■ THE TASK ■
Leave out the pictures and set down exactly the lines from the start of the listing through the one with "in publically funded", both included.

■ STORED DATA ■
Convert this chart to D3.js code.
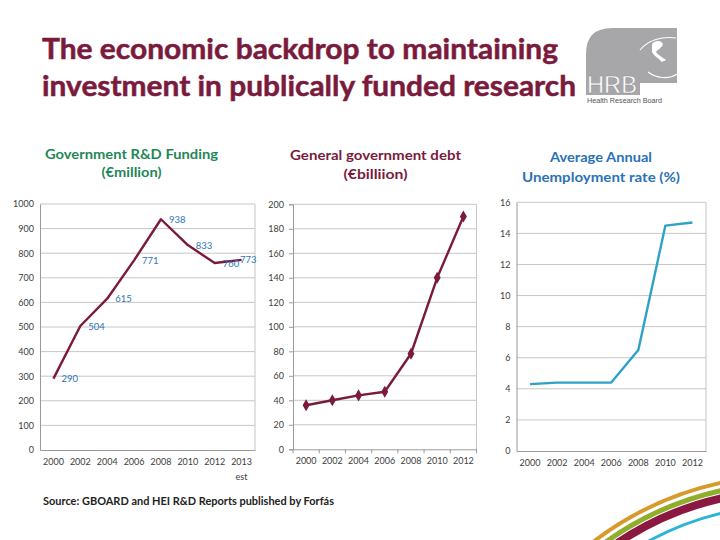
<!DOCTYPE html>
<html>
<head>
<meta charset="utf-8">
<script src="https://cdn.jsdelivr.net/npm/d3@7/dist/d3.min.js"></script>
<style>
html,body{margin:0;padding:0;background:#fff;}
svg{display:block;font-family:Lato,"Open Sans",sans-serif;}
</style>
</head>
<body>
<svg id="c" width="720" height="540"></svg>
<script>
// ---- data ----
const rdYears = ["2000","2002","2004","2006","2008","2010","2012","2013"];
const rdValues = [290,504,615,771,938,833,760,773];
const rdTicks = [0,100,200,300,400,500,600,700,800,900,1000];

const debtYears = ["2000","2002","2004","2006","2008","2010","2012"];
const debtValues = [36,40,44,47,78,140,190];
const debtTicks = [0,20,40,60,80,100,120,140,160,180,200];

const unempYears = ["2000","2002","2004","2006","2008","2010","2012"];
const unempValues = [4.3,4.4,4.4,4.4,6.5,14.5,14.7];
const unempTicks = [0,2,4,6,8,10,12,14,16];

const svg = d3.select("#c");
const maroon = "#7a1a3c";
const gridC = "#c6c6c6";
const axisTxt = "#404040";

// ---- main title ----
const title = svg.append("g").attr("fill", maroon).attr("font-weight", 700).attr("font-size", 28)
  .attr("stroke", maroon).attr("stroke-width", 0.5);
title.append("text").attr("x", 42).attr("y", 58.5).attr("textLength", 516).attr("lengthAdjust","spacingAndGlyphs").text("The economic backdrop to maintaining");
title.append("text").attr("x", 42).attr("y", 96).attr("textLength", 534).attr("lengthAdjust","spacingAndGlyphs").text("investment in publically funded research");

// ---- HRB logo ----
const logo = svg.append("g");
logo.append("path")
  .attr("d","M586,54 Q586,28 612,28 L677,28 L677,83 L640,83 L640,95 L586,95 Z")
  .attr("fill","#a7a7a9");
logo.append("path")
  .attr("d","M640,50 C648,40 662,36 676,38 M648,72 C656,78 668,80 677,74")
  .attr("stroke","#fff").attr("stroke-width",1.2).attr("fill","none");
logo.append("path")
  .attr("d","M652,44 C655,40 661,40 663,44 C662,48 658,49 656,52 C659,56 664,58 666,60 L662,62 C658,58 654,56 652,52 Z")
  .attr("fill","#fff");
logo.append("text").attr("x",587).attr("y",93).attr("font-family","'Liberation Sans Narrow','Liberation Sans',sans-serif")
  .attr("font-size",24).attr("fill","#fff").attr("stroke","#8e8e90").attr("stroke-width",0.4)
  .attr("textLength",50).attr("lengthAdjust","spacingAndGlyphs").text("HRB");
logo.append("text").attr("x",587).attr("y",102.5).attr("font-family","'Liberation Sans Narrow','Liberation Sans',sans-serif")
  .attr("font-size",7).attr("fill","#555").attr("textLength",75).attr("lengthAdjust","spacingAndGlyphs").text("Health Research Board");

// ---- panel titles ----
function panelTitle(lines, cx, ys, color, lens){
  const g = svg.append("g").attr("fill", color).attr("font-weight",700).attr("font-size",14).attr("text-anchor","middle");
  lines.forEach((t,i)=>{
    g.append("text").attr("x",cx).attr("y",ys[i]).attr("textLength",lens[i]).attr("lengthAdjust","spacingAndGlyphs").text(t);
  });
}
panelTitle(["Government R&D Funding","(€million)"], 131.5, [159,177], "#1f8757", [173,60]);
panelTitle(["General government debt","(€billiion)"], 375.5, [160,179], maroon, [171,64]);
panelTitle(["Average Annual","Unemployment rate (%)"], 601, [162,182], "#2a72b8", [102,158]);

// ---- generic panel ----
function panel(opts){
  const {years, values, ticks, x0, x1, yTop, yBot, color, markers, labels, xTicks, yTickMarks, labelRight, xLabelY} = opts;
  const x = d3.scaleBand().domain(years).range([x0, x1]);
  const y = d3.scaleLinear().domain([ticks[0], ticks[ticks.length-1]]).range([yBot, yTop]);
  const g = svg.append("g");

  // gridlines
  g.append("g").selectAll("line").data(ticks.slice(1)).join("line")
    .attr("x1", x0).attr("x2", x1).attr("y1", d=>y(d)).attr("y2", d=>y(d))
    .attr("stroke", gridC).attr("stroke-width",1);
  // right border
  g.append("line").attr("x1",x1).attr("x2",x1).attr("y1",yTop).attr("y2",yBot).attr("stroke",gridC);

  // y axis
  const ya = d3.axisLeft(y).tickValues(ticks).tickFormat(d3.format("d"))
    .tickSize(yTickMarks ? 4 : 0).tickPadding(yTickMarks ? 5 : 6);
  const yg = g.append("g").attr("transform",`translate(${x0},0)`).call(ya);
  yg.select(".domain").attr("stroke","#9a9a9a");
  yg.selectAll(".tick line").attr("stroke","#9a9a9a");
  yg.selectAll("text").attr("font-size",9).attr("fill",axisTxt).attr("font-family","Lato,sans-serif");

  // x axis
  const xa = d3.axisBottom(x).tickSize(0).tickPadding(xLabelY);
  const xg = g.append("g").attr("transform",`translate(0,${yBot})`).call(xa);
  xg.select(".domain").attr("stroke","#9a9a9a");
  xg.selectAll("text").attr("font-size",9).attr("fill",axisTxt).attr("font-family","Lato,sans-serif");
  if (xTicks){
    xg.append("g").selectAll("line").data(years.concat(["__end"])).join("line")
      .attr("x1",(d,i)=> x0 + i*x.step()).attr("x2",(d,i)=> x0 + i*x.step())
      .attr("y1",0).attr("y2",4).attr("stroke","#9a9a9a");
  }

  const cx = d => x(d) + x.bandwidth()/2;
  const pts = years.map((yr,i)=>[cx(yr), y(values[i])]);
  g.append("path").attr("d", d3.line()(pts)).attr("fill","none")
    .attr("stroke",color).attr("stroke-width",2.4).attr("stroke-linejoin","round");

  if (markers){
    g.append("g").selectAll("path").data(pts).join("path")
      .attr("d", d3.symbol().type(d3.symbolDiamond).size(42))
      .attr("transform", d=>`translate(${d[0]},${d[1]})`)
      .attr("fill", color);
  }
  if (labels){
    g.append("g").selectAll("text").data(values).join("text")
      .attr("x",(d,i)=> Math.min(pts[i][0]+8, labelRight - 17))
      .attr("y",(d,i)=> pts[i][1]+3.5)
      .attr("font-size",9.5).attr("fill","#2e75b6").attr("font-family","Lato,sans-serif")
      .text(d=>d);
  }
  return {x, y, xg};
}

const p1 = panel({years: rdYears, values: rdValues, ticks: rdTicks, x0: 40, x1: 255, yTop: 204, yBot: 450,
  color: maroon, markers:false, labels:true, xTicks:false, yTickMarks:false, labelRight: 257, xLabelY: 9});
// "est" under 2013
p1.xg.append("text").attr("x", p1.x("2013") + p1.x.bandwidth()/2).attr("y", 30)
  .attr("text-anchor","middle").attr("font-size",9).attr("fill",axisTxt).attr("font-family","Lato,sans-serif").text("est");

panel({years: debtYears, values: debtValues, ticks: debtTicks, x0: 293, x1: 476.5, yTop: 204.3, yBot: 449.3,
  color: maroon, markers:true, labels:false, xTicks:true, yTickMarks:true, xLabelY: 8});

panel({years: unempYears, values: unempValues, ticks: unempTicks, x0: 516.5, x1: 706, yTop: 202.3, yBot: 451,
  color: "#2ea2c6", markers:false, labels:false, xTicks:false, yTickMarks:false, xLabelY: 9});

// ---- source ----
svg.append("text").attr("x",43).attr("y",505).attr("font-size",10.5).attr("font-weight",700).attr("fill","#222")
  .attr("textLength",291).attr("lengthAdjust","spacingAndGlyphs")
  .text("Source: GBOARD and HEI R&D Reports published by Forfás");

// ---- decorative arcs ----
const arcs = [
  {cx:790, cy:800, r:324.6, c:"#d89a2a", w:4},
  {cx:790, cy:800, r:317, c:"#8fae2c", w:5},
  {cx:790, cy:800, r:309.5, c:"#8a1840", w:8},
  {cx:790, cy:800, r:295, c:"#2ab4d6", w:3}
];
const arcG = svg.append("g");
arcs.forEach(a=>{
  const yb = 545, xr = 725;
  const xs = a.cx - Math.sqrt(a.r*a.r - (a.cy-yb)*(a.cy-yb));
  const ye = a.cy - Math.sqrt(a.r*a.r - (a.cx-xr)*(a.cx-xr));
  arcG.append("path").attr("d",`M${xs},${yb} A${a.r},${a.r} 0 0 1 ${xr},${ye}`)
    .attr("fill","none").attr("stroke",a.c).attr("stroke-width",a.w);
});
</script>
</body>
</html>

■ SOLUTION FOR THIS EXERCISE ■
Convert this chart to D3.js code.
<!DOCTYPE html>
<html>
<head>
<meta charset="utf-8">
<script src="https://cdn.jsdelivr.net/npm/d3@7/dist/d3.min.js"></script>
<style>
html,body{margin:0;padding:0;background:#fff;}
svg{display:block;font-family:Lato,"Open Sans",sans-serif;}
</style>
</head>
<body>
<svg id="c" width="720" height="540"></svg>
<script>
// ---- data ----
const rdYears = ["2000","2002","2004","2006","2008","2010","2012","2013"];
const rdValues = [290,504,615,771,938,833,760,773];
const rdTicks = [0,100,200,300,400,500,600,700,800,900,1000];

const debtYears = ["2000","2002","2004","2006","2008","2010","2012"];
const debtValues = [36,40,44,47,78,140,190];
const debtTicks = [0,20,40,60,80,100,120,140,160,180,200];

const unempYears = ["2000","2002","2004","2006","2008","2010","2012"];
const unempValues = [4.3,4.4,4.4,4.4,6.5,14.5,14.7];
const unempTicks = [0,2,4,6,8,10,12,14,16];

const svg = d3.select("#c");
const maroon = "#7a1a3c";
const gridC = "#c6c6c6";
const axisTxt = "#404040";

// ---- main title ----
const title = svg.append("g").attr("fill", maroon).attr("font-weight", 700).attr("font-size", 28)
  .attr("stroke", maroon).attr("stroke-width", 0.5);
title.append("text").attr("x", 42).attr("y", 58.5).attr("textLength", 516).attr("lengthAdjust","spacingAndGlyphs").text("The economic backdrop to maintaining");
title.append("text").attr("x", 42).attr("y", 96).attr("textLength", 534).attr("lengthAdjust","spacingAndGlyphs").text("investment in publically funded research");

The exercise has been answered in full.